# Driving License in Abu Dhabi



## biancanevo (Mar 10, 2009)

Hi all
I need to get a UAE driving license.
MY Residency is in Abu Dhabi and I have a valid Italian license.
Can someone help me with the procedure I have to follow?

Thank you.


----------



## mrbig (Sep 10, 2009)

first search that came up in google for abu dhabi drivers license

Abu Dhabi Driving License, Driving in Abu Dhabi - Allo' Expat Abu Dhabi

it should answer all of your questions.


----------



## biancanevo (Mar 10, 2009)

mrbig said:


> first search that came up in google for abu dhabi drivers license
> 
> Abu Dhabi Driving License, Driving in Abu Dhabi - Allo' Expat Abu Dhabi
> 
> it should answer all of your questions.

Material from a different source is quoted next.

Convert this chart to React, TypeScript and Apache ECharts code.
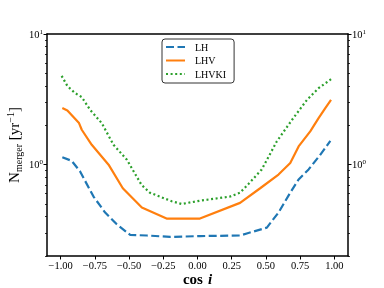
import { useEffect, useRef } from 'react';
import * as echarts from 'echarts';

const lhX = [-0.988, -0.92, -0.859, -0.76, -0.675, -0.59, -0.492, -0.37, -0.2, 0.018, 0.311, 0.372, 0.507, 0.592, 0.678, 0.739, 0.812, 0.897, 0.971];
const lhY = [1.14, 1.07, 0.89, 0.57, 0.43, 0.35, 0.29, 0.287, 0.28, 0.284, 0.287, 0.3, 0.33, 0.43, 0.61, 0.77, 0.92, 1.19, 1.52];

const lhvX = [-0.988, -0.951, -0.866, -0.846, -0.773, -0.65, -0.546, -0.407, -0.226, 0.018, 0.311, 0.458, 0.592, 0.678, 0.739, 0.824, 0.885, 0.934, 0.976];
const lhvY = [2.71, 2.6, 2.08, 1.85, 1.42, 1.0, 0.66, 0.47, 0.387, 0.387, 0.51, 0.66, 0.84, 1.03, 1.38, 1.8, 2.27, 2.71, 3.13];

const lhvkiX = [-0.993, -0.951, -0.895, -0.846, -0.785, -0.7, -0.614, -0.516, -0.409, -0.348, -0.189, -0.116, 0.018, 0.238, 0.311, 0.372, 0.47, 0.58, 0.7, 0.8, 0.885, 0.976];
const lhvkiY = [4.78, 4.0, 3.53, 3.29, 2.63, 2.08, 1.42, 1.09, 0.7, 0.61, 0.525, 0.5, 0.53, 0.57, 0.61, 0.71, 0.92, 1.51, 2.27, 3.13, 3.85, 4.51];

const xTicks = [-1, -0.75, -0.5, -0.25, 0, 0.25, 0.5, 0.75, 1];
const yMajor = [1, 10];
const yMinor = [0.2, 0.3, 0.4, 0.5, 0.6, 0.7, 0.8, 0.9, 2, 3, 4, 5, 6, 7, 8, 9];
const yMin = 0.2;
const yMax = 10;

const FONT = '"Liberation Serif", "DejaVu Serif", serif';

export default function App() {
  const ref = useRef<HTMLDivElement>(null);
  useEffect(() => {
    const chart = echarts.init(ref.current!, null, { renderer: 'svg' });
    const L = (v: number) => Math.log10(v);
    const lo = L(yMin);
    const hi = L(yMax);
    const toData = (xs: number[], ys: number[]) => xs.map((x, i) => [x, L(ys[i])]);
    const majorLog = yMajor.map(L);
    const minorLog = yMinor.map(L);
    const supFmt = (v: number) => `10{sup|${Math.round(v)}}`;
    const rich = {
      sup: { fontSize: 7, fontFamily: FONT, color: '#000', verticalAlign: 'top', lineHeight: 12 },
    };
    const baseY = (position: string) => ({
      type: 'value',
      position,
      min: lo,
      max: hi,
      splitLine: { show: false },
    });
    const majorTick = { show: true, customValues: majorLog, length: 3.5, lineStyle: { color: '#000', width: 1 } };
    const minorTick = { show: true, customValues: minorLog, length: 2, lineStyle: { color: '#000', width: 0.8 } };
    const yLabel = { show: true, customValues: majorLog, margin: 4, fontSize: 10.5, color: '#000', fontFamily: FONT, formatter: supFmt, rich };
    chart.setOption({
      animation: false,
      textStyle: { fontFamily: FONT },
      grid: { left: 47, right: 36, top: 34, bottom: 32, containLabel: false, outerBoundsMode: 'none' },
      legend: {
        orient: 'vertical',
        left: 162,
        top: 39,
        padding: [3, 8, 4, 3],
        itemWidth: 19,
        itemHeight: 10,
        itemGap: 3.5,
        backgroundColor: '#fff',
        borderColor: '#333',
        borderWidth: 1,
        borderRadius: 3,
        itemStyle: { opacity: 0 },
        textStyle: { fontFamily: FONT, fontSize: 10, color: '#000', lineHeight: 10, padding: [0, 0, 0, 5] },
        data: ['LH', 'LHV', 'LHVKI'],
      },
      xAxis: [
        {
          type: 'value',
          min: -1.1,
          max: 1.1,
          position: 'bottom',
          name: 'cos{i|i}',
          nameLocation: 'middle',
          nameGap: 15,
          nameMoveOverlap: false,
          nameTextStyle: {
            fontFamily: FONT, fontSize: 15, fontWeight: 'bold', color: '#000', lineHeight: 15,
            rich: { i: { fontFamily: FONT, fontSize: 15, fontStyle: 'italic', fontWeight: 'bold', color: '#000', lineHeight: 15, padding: [0, 0, 0, 5] } },
          },
          axisLine: { onZero: false, lineStyle: { color: '#000', width: 1.5 } },
          axisTick: { show: true, customValues: xTicks, length: 3.5, lineStyle: { color: '#000', width: 1 } },
          axisLabel: {
            customValues: xTicks,
            margin: 4,
            fontFamily: FONT,
            fontSize: 10.5,
            color: '#000',
            formatter: (v: number) => (v < 0 ? '\u2212' : '') + Math.abs(v).toFixed(2),
          },
          splitLine: { show: false },
        },
        {
          type: 'value',
          min: -1.1,
          max: 1.1,
          position: 'top',
          axisLine: { onZero: false, lineStyle: { color: '#000', width: 1.5 } },
          axisTick: { show: false },
          axisLabel: { show: false },
          splitLine: { show: false },
        },
      ],
      yAxis: [
        {
          ...baseY('left'),
          name: 'N{sub|merger} [yr{sup|\u22121}]',
          nameLocation: 'middle',
          nameGap: 24,
          nameRotate: 90,
          nameMoveOverlap: false,
          nameTextStyle: {
            fontFamily: FONT, fontSize: 15, color: '#000', lineHeight: 18,
            rich: {
              sub: { fontFamily: FONT, fontSize: 10, color: '#000', verticalAlign: 'bottom', lineHeight: 18 },
              sup: { fontFamily: FONT, fontSize: 10, color: '#000', verticalAlign: 'top', lineHeight: 18 },
            },
          },
          axisLine: { show: true, onZero: false, lineStyle: { color: '#000', width: 1.5 } },
          axisTick: majorTick,
          axisLabel: yLabel,
        },
        {
          ...baseY('left'),
          axisLine: { show: false, onZero: false },
          axisTick: minorTick,
          axisLabel: { show: false },
        },
        {
          ...baseY('right'),
          axisLine: { show: true, onZero: false, lineStyle: { color: '#000', width: 1.5 } },
          axisTick: majorTick,
          axisLabel: yLabel,
        },
        {
          ...baseY('right'),
          axisLine: { show: false, onZero: false },
          axisTick: minorTick,
          axisLabel: { show: false },
        },
      ],
      series: [
        {
          name: 'LH', type: 'line', showSymbol: false, symbol: 'none',
          data: toData(lhX, lhY),
          lineStyle: { color: '#1f77b4', width: 2.2, type: [8, 3.5] },
          itemStyle: { color: '#1f77b4' },
        },
        {
          name: 'LHV', type: 'line', showSymbol: false, symbol: 'none',
          data: toData(lhvX, lhvY),
          lineStyle: { color: '#ff7f0e', width: 2.2, type: 'solid' },
          itemStyle: { color: '#ff7f0e' },
        },
        {
          name: 'LHVKI', type: 'line', showSymbol: false, symbol: 'none',
          data: toData(lhvkiX, lhvkiY),
          lineStyle: { color: '#2ca02c', width: 2.2, type: [2, 2.6] },
          itemStyle: { color: '#2ca02c' },
        },
      ],
    });
    return () => chart.dispose();
  }, []);
  return <div ref={ref} style={{ position: 'fixed', left: 0, top: 0, width: 384, height: 288 }} />;
}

I know how to do a search in Google.
But this was not the point of my thread.
The point was to ask if some Italians actually did the driving license application in abu dhabi and if they knew the procedure for the Italian citizens, not generic ones (i.e. go to this office in the embassy, pay this amount, wait for n days, and so on,...).

but thank you anyway for the answer!


----------



## mrbig (Sep 10, 2009)

you're welcome.
If that was your point then you should have asked in the first post, then I never would have replied.


----------



## biancanevo (Mar 10, 2009)

mrbig said:


> you're welcome.
> If that was your point then you should have asked in the first post, then I never would have replied.


Ok, let's not start a flame now...

However I found out how to do it;
I post it here so at least this thread can be useful if someone has the same issue.
For Italians:

Go to the Italian embassy and have your license translated.

Actually (14/09/09) the official translator is a certain Mr. Nader.

Once you get the translated License follows the standard procedure for EU licenses: you need to go to traffic and licensing department located.

Here fees and information about the Foreign Driving License Replacement with a UAE one:

This service grants UAE driver’s licenses to holders of accredited foreign driver’s licenses.
You need to have a residency visa.

Required Documents:

- Passport Original and copy

- 3 Recent photographies

- Foreign license Original and copy Provided that it is valid

- Legal translation for the license

- No-objection letter from sponsor or workplace

- Eye test (they will do it on site)

- Blood type

- Fee 200 AED

A foreign driver’s license, held by a national of a country mentioned below, will be replaced with a UAE driver’s license provided that the license holder’s residency is valid in Abu Dhabi. 

No. Issuing Country Validity Period Comments
1 UK Limited Period 
2 USA Limited Period 
3 France Permanent 
4 Japan Limited Period 
5	Germany	Permanent 
6	Italy	Limited Period 
7	Belgian	Permanent 
8	Holland	Limited Period 
9	Switzerland	Permanent 
10	Denmark	Limited Period 
11	Greece	Limited Period 
12	Spain	Permanent 
13 Sweden Limited Period 
14	Austria	Limited Period 
15	Ireland	Limited Period 
16	Norway	Limited Period 
17	Turkey	Permanent 
18	Canada	Limited Period 
19	Poland	Permanent	Replacement is for compact car license only
20	Korea (South)	Limited Period	Replacement is for compact car license only
21	Finland	Limited Period 
22	South Africa	Permanent 
23	Australia	Limited Period 
24 New Zealand Limited Period 
The person wishing to replace his license must hold the nationality of the country which issued the license.

The requester should have a residence permit issued in Abu Dhabi, with the exception of managers and their sons and their wives provided to bring proof of residence housing in Abu Dhabi.

Enjoy.


----------



## biancanevo (Mar 10, 2009)

By The way, for the Italian embassy you don't need to go there personally; it is enough to send someone with your driving license, a copy of your passport and visa and 104 AED.
Ciao.


----------